The machinery of the state's death penalty system began to slow even before the Hurst decision. Last year, federal judges in the U.S. District Court for the Middle District of Florida in Tampa, bracing for Hurst, halted ongoing appeals in several local cases.

Those included the Pasco County case of Samuel Jason Derrick, now 48. He was convicted in the 1988 of stabbing a convenience store owner during a robbery. During his sentencing in 1991, jurors told a judge they were deadlocked — six votes for death, six for life.

A judge explained that a death sentence required a majority. They returned with a death recommendation. The vote was 7 to 5.

Derrick's attorney, Harry Brody, has argued that the split vote merited a life sentence for his client. Citing that and other issues, he has tried to negotiate a deal with prosecutors.

"As of right now, it seems like he should get a new trial," Brody said. "We'll ask for as much as we can get."

Other death row cases whose federal appeals are on hold pending Hurst include:

• Milford Byrd, now 66, who assisted two other men in strangling his wife, Debra Byrd, in Hillsborough County in 1982. In his case, the jury unanimously recommended the death penalty. Litigated for more than 30 years, Byrd's is the oldest death row case from the Tampa Bay area.

• William Deparvine, now 63, who killed Richard and Karla Van Dusen after he met the Pinellas County couple to purchase a pickup truck they were selling. A jury recommended death by a vote of 8 to 4.

• Terance Valentine, now 66, who tortured and killed his ex-wife's new husband in Tampa in 1988. Convicted twice, his most recent trial saw a jury recommend the death penalty by a vote of 10 to 2.

• Willie Crain, now 69, who kidnapped and killed 7-year-old Amanda Brown in 1998. A jury's vote for the death penalty was unanimous.

• Ray Johnston, now 61, who beat and strangled two women in Hillsborough County in 1997. A jury was unanimous in recommending death in one case; in the other, a second jury voted for death 11 to 1.

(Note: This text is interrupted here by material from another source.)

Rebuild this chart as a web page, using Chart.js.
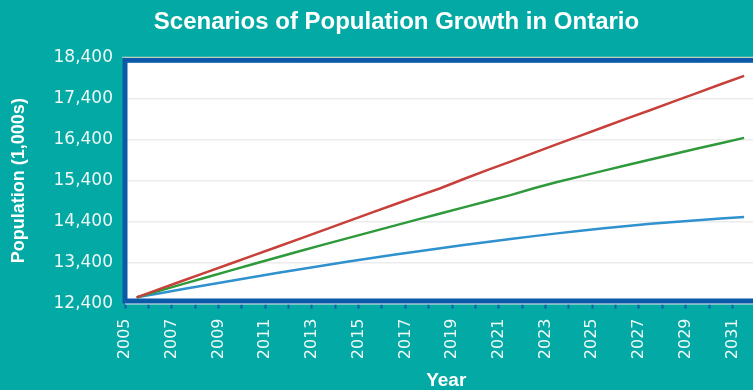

All those cases appear poised to raise the issue. None of those inmates is on the Florida Supreme Court's list of 140 inmates who have exhausted their state and federal appeals and are now eligible for a death warrant.

"You sort of had a feeling this was going to happen when the court took a case that has a 7 to 5 jury vote," said Charles Rose, a professor at Stetson University College of Law.

"I think every single one of them will be appealed, because death is different."